Solidarity With Leonard Peltier

February 4th has been named as International Day of Solidarity with Leonard Peltier. In Ireland there will be a protest outside the US Embassy at Ballsbridge in Dublin at 2pm next Saturday. The guest speaker will be Native American activist Jean Ann Day. There will also be fundraising events held in Dublin, Derry and Belfast. The Derry event will be held in the Gweedore Bar on Thursday 9th February. The Belfast event will be held on Friday 17th February in the Rock Bar on the Falls Road (9pm-midnight) and tickets cost £5.

Leonard Peltier is a Native American serving his thirty-sixth year in prison. The events that led to arrest and the falsification of evidence used to convict him have long been highlighted by award-winning films like Michael Apted’s ‘Incident at Oglala’ and best-selling books such as Peter Matthiessen’s ‘In the Spirit of Crazy Horse’.

Leonard was wrongfully accused in 1975 in connection with the fatal shooting of two FBI agents. Government documents show that without any evidence at all the FBI decided from the beginning of its investigation to ‘’lock Peltier into the case’. U.S. prosecutors knowingly presented false statements to a Canadian court to extradite Leonard to the U.S.

The statements were signed by a woman who was forced by FBI agents to say she was an eyewitness. The government has long since admitted that the woman was not present during the shootings.

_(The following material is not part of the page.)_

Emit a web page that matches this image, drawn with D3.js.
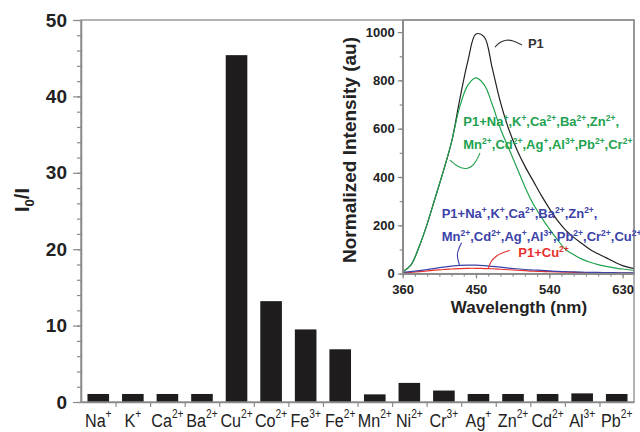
<!DOCTYPE html>
<html>
<head>
<meta charset="utf-8">
<script src="https://cdn.jsdelivr.net/npm/d3@7"></script>
<style>
body {margin:0; background:#fff}
svg {display:block}
text {font-family:"Liberation Sans", Arial, sans-serif}
</style>
</head>
<body>
<script>
const W = 640, H = 432

// main bars: I0/I for each ion
const ions    = ["Na","K","Ca","Ba","Cu","Co","Fe","Fe","Mn","Ni","Cr","Ag","Zn","Cd","Al","Pb"]
const charges = ["+","+","2+","2+","2+","2+","3+","2+","2+","2+","3+","+","2+","2+","3+","2+"]
const ratios  = [1.05,1.05,1.05,1.05,45.4,13.2,9.5,6.9,1.0,2.5,1.5,1.05,1.05,1.05,1.13,1.05]
const yTicks  = [0,10,20,30,40,50]

// inset spectra
const wavelengths = [360,370,380,390,400,410,420,430,440,450,460,470,480,490,500,510,520,530,540,550,560,570,580,590,600,610,620,630,640,650]
const p1      = [8,35,110,205,315,425,545,720,880,992,980,850,710,600,515,445,385,325,270,220,180,150,125,100,82,65,48,33,24,18]
const p1Mix   = [8,35,110,205,315,425,545,690,780,810,782,700,600,520,440,360,290,235,185,140,100,78,60,47,37,30,24,19,15,12]
const p1MixCu = [5,8,12,17,22,27,31,34,35,35,33,30,27,23,20,17,15,13,11,9,8,7,6,5,5,4,4,3,3,3]
const p1Cu    = [3,5,8,11,14,17,19,21,22,22,21,20,18,16,14,12,10,9,8,7,6,5,4,4,3,3,3,2,2,2]
const insetYTicks = [0,200,400,600,800,1000]
const insetXTicks = [360,450,540,630]

const greenLabel = [
  [["P1+Na","+"],[",K","+"],[",Ca","2+"],[",Ba","2+"],[",Zn","2+"],[",",""]],
  [["Mn","2+"],[",Cd","2+"],[",Ag","+"],[",Al","3+"],[",Pb","2+"],[",Cr","2+"]]
]
const blueLabel = [
  [["P1+Na","+"],[",K","+"],[",Ca","2+"],[",Ba","2+"],[",Zn","2+"],[",",""]],
  [["Mn","2+"],[",Cd","2+"],[",Ag","+"],[",Al","3+"],[",Pb","2+"],[",Cr","2+"],[",Cu","2+"]]
]
const redLabel = [[["P1+Cu","2+"]]]

const frameCol = "#8a8a8a"
const green = "#22a24f", blue = "#3b42a8", red = "#e8302c"

const svg = d3.select("body").append("svg").attr("width", W).attr("height", H)

// writes base text + superscripts into a <text>
function rich(sel, parts, supSize, rise) {
  let up = false
  parts.forEach(([b, s]) => {
    sel.append("tspan").attr("dy", up ? rise : 0).text(b)
    up = false
    if (s) {
      sel.append("tspan").attr("dy", -rise).attr("font-size", supSize).text(s)
      up = true
    }
  })
}

/* ---------- main chart ---------- */
const m = {l: 81, r: 634, t: 20, b: 402}

const x = d3.scaleBand().domain(d3.range(ions.length)).range([m.l, m.r])
  .paddingInner(0.375).paddingOuter(0.1875)
const y = d3.scaleLinear().domain([0, 50]).range([m.b, m.t])
const edge = d3.scaleLinear().domain([0, ions.length]).range([m.l, m.r])

svg.append("g").selectAll("rect")
  .data(ratios)
  .enter().append("rect")
  .attr("x", (d, i) => x(i))
  .attr("width", x.bandwidth())
  .attr("y", d => y(d))
  .attr("height", d => y(0) - y(d))
  .attr("fill", "#1e1c1c")

// minor + major y ticks
svg.append("g").attr("class", "ax")
  .attr("transform", `translate(${m.l},0)`)
  .call(d3.axisLeft(y).tickValues(d3.range(0, 51, 2)).tickSize(4).tickSizeOuter(0).tickFormat(""))
svg.append("g").attr("class", "ax")
  .attr("transform", `translate(${m.l},0)`)
  .call(d3.axisLeft(y).tickValues(yTicks).tickSize(8).tickSizeOuter(0).tickPadding(6))
  .selectAll("text")
  .attr("font-size", 19).attr("font-weight", "bold").attr("fill", "#222")
  .attr("font-family", "Liberation Sans, Arial, sans-serif")

svg.append("g").attr("class", "ax")
  .attr("transform", `translate(0,${m.b})`)
  .call(d3.axisBottom(edge).tickValues(d3.range(1, ions.length)).tickSize(5).tickSizeOuter(0).tickFormat(""))

svg.append("rect")
  .attr("x", m.l).attr("y", m.t)
  .attr("width", m.r - m.l).attr("height", m.b - m.t)
  .attr("fill", "none").attr("stroke", frameCol).attr("stroke-width", 1.3)

ions.forEach((ion, i) => {
  const t = svg.append("text")
    .attr("transform", `translate(${x(i) + x.bandwidth() / 2},427) scale(0.85,1)`)
    .attr("text-anchor", "middle")
    .attr("font-size", 19).attr("fill", "#222")
  rich(t, [[ion, charges[i]]], 12, 9)
})

const yt = svg.append("text")
  .attr("transform", "translate(29,200) rotate(-90)")
  .attr("text-anchor", "middle")
  .attr("font-size", 20).attr("font-weight", "bold").attr("fill", "#222")
yt.append("tspan").text("I")
yt.append("tspan").attr("dy", 5).attr("font-size", 13).text("0")
yt.append("tspan").attr("dy", -5).text("/I")

/* ---------- inset ---------- */
const ib = {l: 402.7, r: 634, t: 20, b: 273.6}
const ix = d3.scaleLinear().domain([360, 644]).range([ib.l, ib.r])
const iy = d3.scaleLinear().domain([0, 1050]).range([ib.b, ib.t])

svg.append("clipPath").attr("id", "insetClip")
  .append("rect").attr("x", ib.l).attr("y", ib.t)
  .attr("width", ib.r - ib.l).attr("height", ib.b - ib.t)

const line = d3.line()
  .x((d, i) => ix(wavelengths[i]))
  .y(d => iy(d))
  .curve(d3.curveCatmullRom.alpha(0.5))

const curves = [
  {v: p1Cu, col: red},
  {v: p1MixCu, col: blue},
  {v: p1, col: "#222"},
  {v: p1Mix, col: green}
]
svg.append("g").attr("clip-path", "url(#insetClip)")
  .selectAll("path")
  .data(curves)
  .enter().append("path")
  .attr("d", d => line(d.v))
  .attr("fill", "none")
  .attr("stroke", d => d.col)
  .attr("stroke-width", 1.2)

svg.append("g").attr("class", "ax")
  .attr("transform", `translate(${ib.l},0)`)
  .call(d3.axisLeft(iy).tickValues(d3.range(0, 1001, 100)).tickSize(3).tickSizeOuter(0).tickFormat(""))
svg.append("g").attr("class", "ax")
  .attr("transform", `translate(${ib.l},0)`)
  .call(d3.axisLeft(iy).tickValues(insetYTicks).tickSize(5).tickSizeOuter(0).tickPadding(3).tickFormat(d3.format("d")))
  .selectAll("text")
  .attr("font-size", 13).attr("font-weight", "bold").attr("fill", "#222")
  .attr("font-family", "Liberation Sans, Arial, sans-serif")

svg.append("g").attr("class", "ax")
  .attr("transform", `translate(0,${ib.b})`)
  .call(d3.axisBottom(ix).tickValues(d3.range(360, 644, 15)).tickSize(3).tickSizeOuter(0).tickFormat(""))
svg.append("g").attr("class", "ax")
  .attr("transform", `translate(0,${ib.b})`)
  .call(d3.axisBottom(ix).tickValues(insetXTicks).tickSize(5).tickSizeOuter(0).tickPadding(6).tickFormat(d3.format("d")))
  .selectAll("text")
  .attr("font-size", 13).attr("font-weight", "bold").attr("fill", "#222")
  .attr("font-family", "Liberation Sans, Arial, sans-serif")

svg.append("rect")
  .attr("x", ib.l).attr("y", ib.t)
  .attr("width", ib.r - ib.l).attr("height", ib.b - ib.t)
  .attr("fill", "none").attr("stroke", frameCol).attr("stroke-width", 1.3)

svg.selectAll(".ax path.domain").attr("stroke", frameCol).attr("stroke-width", 1.3)
svg.selectAll(".ax line").attr("stroke", frameCol).attr("stroke-width", 1.2)

svg.append("text")
  .attr("x", 519).attr("y", 313)
  .attr("text-anchor", "middle")
  .attr("font-size", 17).attr("font-weight", "bold").attr("fill", "#222")
  .text("Wavelength (nm)")

svg.append("text")
  .attr("transform", "translate(356,150) rotate(-90)")
  .attr("text-anchor", "middle")
  .attr("font-size", 19).attr("font-weight", "bold").attr("fill", "#222")
  .text("Normalized Intensity (au)")

// annotations (positions in data units of the inset)
const leader = d3.line().x(d => ix(d[0])).y(d => iy(d[1])).curve(d3.curveBasis)

const notes = [
  {col: "#333", pts: [[473.3,938],[480,960],[487,968],[495,966],[506.5,946]], at: [513.8,933], lines: [[["P1",""]]]},
  {col: green, pts: [[454.9,499],[449,455],[440,430],[428,440],[418.1,470]], at: [434.4,611], lines: greenLabel},
  {col: blue, pts: [[432.4,128],[429,105],[426.5,80],[428,55],[429.7,36]], at: [407.9,230], lines: blueLabel},
  {col: red, pts: [[465.1,22],[468,50],[474,72],[483,88],[491.7,96]], at: [501.9,70], lines: redLabel}
]

notes.forEach(n => {
  svg.append("path")
    .attr("d", leader(n.pts))
    .attr("fill", "none").attr("stroke", n.col).attr("stroke-width", 1.1)
  n.lines.forEach((parts, k) => {
    const t = svg.append("text")
      .attr("x", ix(n.at[0])).attr("y", iy(n.at[1]) + k * 22.5)
      .attr("font-size", 13).attr("font-weight", "bold").attr("fill", n.col)
    rich(t, parts, 8.5, 5)
  })
})
</script>
</body>
</html>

Meanwhile, in a separate trial in Cedar Rapids, Iowa, Leonard’s co-defendants were acquitted by reason of self defense. Had Leonard been tried with his co-defendants he also would have been acquitted. Unhappy with the outcome of the Cedar Rapids trial, prosecutors set the stage for Leonard’s conviction. His trial was moved to an area known for its anti-Indian sentiment—Fargo, North Dakota. The trial judge had a reputation for ruling against Indians, and a juror is known to have made racist comments during Leonard’s trial. FBI documents prove that the U.S. government went so far as to manufacture the so-called murder weapon, the most critical evidence in the prosecution’s case. A ballistics test proved, however, that the gun and shell casings entered into evidence didn’t match. The FBI hid this fact from the jury.

Leonard was convicted and sentenced to two consecutive life terms. According to court records, the United States Attorney who prosecuted the case has twice admitted that no one even knows who fired the fatal shots.

Leonard Peltier is sixty-seven years old and in poor health. An accomplished author and artist, he is renowned for his humanitarian achievements. In 2009, Leonard was nominated for the Nobel Peace Prize for the sixth consecutive year.

Although the courts have acknowledged evidence of government misconduct – including forcing witnesses to lie and hiding ballistics evidence reflecting his innocence – Leonard has been denied a new trial on a legal technicality.

Nelson Mandela, Desmond Tutu, fifty-five members of Congress and others – including a judge who sat as a member of the court in two of Leonard’s appeals – have all called for his immediate release.

The Courts may not be able to act but Barack Obama, as President, can.

Please join with us to free an innocent man. On February 4, 2012, tell Obama to grant clemency to Leonard Peltier.

Leonard is an example of how a person can be imprisoned but not broken. His struggle is compared to Nelson Mandela’s and his message is also one of hope. His prison writings are full of love and belief that his people are stronger than the miserable conditions they experience on the reservation or the poverty many of them find in cities.

Despite his ailing health and diminishing eyesight, Leonard is still an inspirational leader to Native Americans generally and his own Lakota people particularly.

February 4th is a Worldwide Day of Solidarity for Leonard Peltier. Please link your name to others calling for an immediate pardon for Leonard so he can live out his days peacefully with his people.

Jean Ann Day, of the Ho-Chunk Nation, moved to Oglala in 1975 to support and protect the traditional people who had requested help from the American Indian Movement. She witnessed the shoot-out aftermath on Pine Ridge, and survived the reign of terror. She is a National spokesperson for the Leonard Peltier Defense Committee.

Jean is the Executive Director of the Ho-Chunk Nation’s Social Services. Their goals and objectives is characteristic of the Ho-Chunk Nation’s inherent cultural traditions, customs and values. She also addresses the well-being protection and self reliance of the Ho-Chunk children, families, communities and the Ho-Chunk Nation.